June 10, 2008 / 7:27 PM / in 11 years

U.N. defends selection process for rights chief

UNITED NATIONS (Reuters) - The United Nations rejected on Tuesday as “absurd” and “offensive” allegations that it was being secretive in selecting a successor to its outspoken human rights chief, Louise Arbour.

Outgoing United Nations High Commissioner on Human Rights Louise Arbour of Canada gestures during an interview with Reuters in Geneva June 10, 2008. REUTERS/Denis Balibouse

Arbour, a Canadian, announced in March that she would not seek a second four-year term as Geneva-based U.N. High Commissioner for Human Rights after her current term expires on June 30.

U.N. spokeswoman Marie Okabe said the world body was following standard procedures to find the best successor from the widest range of candidates.

“The idea, circulated by some, that the process represents some kind of cozy insider deal is absurd, even offensive,” Okabe told a regular news briefing.

Unauthorized by the United Nations, advocacy group Avaaz.org, which says it combats decision-making by “political elites and unaccountable corporations,” posted a recruitment advertisement for the job last Friday in the British-based magazine The Economist.

“There needs to be far more transparency and public input into these top appointments, so that a successful candidate, as well as vetoes of potential candidates, must stand the test of public scrutiny,” said Avaaz executive director Ricken Patel.
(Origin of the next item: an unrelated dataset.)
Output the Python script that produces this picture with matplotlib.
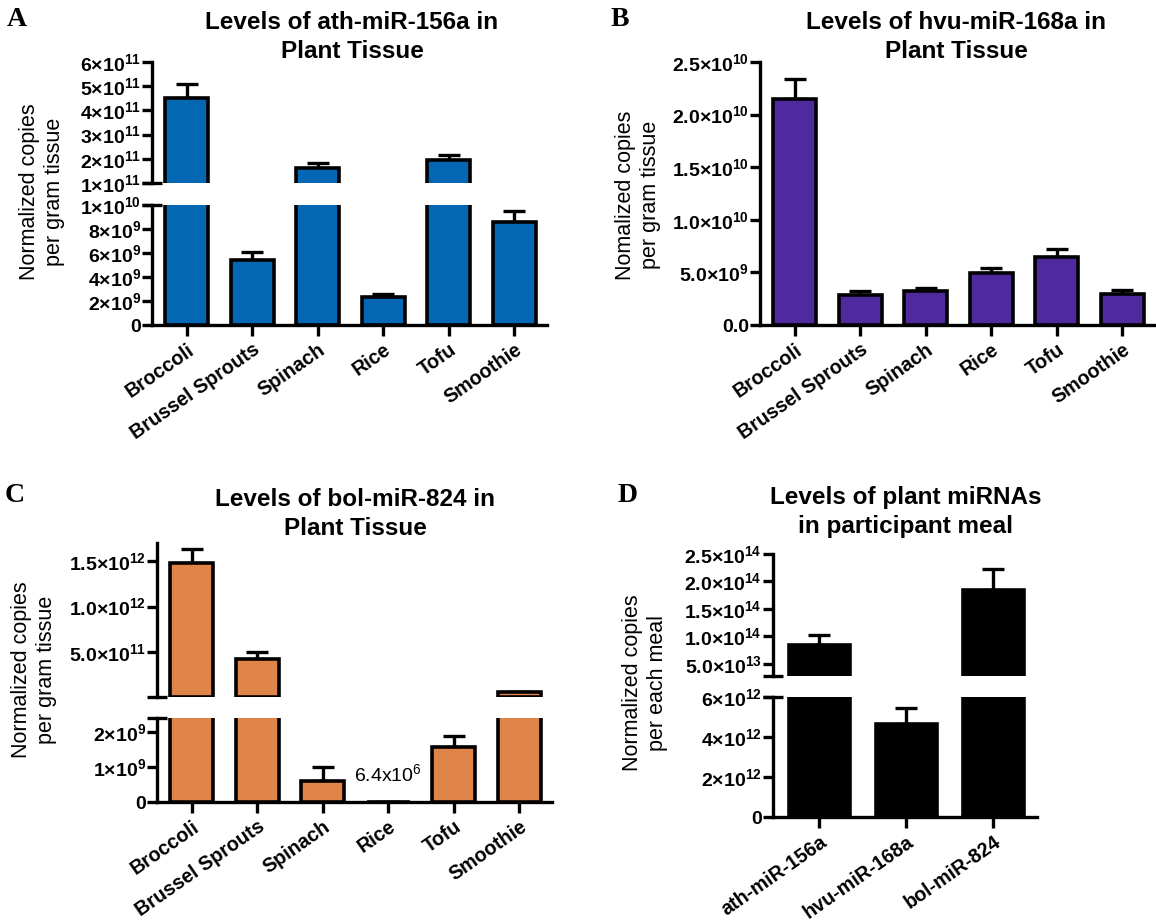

But Okabe said the aim of U.N. Secretary-General Ban Ki-moon had been “to identify the best qualified candidate who can enjoy the broadest possible support from all stakeholders.”


Nominations had been sought from U.N. member states as well as from Ban’s own research and from other sources including international non-governmental organizations and rights groups, she said.

U.N. Deputy Secretary-General Asha-Rose Migiro and Ban’s chief of staff Vijay Nambiar met a week ago with human rights representatives to discuss the appointment, Okabe added.

A short list of candidates has been interviewed by senior U.N. officials but Ban will make the final choice, although that must be approved by the U.N. General Assembly.

Okabe refused to reveal the short-listed names, but the Avaaz Web site suggested this week the three top contenders were Francis Deng of Sudan, a special adviser to Ban on prevention of genocide; South African judge Navanethem Pillay; and Luis Alfonso de Alba, Mexico’s permanent representative to the U.N. office in Geneva.

Another name that has been mentioned is that of Irene Khan, secretary general of rights group Amnesty International.

The high commissioner’s job is one of the most high-profile and politically controversial in the United Nations. Arbour’s views have angered some Islamic and African countries on the Geneva-based U.N. Human Rights Council, although she has also criticized Israeli and U.S. policies.

Some countries on the 47-nation council, which has been accused by Western critics of spending a disproportionate amount of time castigating Israel, would like to have the commissioner answerable to the council rather than to Ban.